Posted 1/16/2020 (updated 3/28/2024)

There are many different definitions and concepts associated with services integration. The Rockefeller Institute for Government (PDF) broadly defined services integration as:

“A combination of strategies that simplifies and facilitates client access to benefits and services…[through] a distinctive mix of strategies, processes, and partner agencies.”

Other definitions of services integration highlight the purpose of services integration, the extent of integration, scope of services, and service delivery vehicles:

  • Program purpose: Services can be integrated for a specific target population, such as families with low incomes, or an entire community.
  • Extent of the integration: Services may be loosely integrated (communication, cooperation) to moderately integrated (coordination, collaboration) to highly integrated (convergence, consolidation), and there are variations.
  • Scope of services: A range of health and/or human services programs can be integrated.
  • Service delivery models: Health and human services can be delivered in different ways, such as by co-locating services or providing services using technology.
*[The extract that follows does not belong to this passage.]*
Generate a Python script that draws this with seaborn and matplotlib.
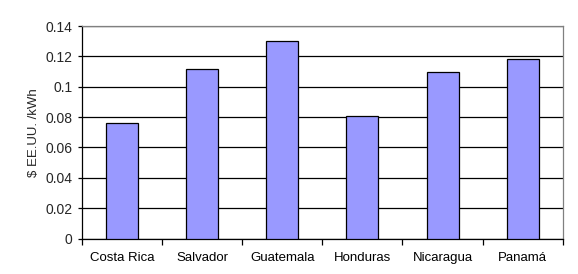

Services integration programs share the following common characteristics:

  • Client-centered, and often organized around a target population.
  • Seek to eliminate fragmentation, complexity, and redundancy in systems.
  • May include public, private, nonprofit, community-based, faith-based, and for-profit organizations providing services for the target population.
  • Promote efficacy, as measured through improved outcomes, and efficiency, as measured through reduced costs.

While services integration is about bringing together different components and services, it does not mean that all services are integrated into one package or program.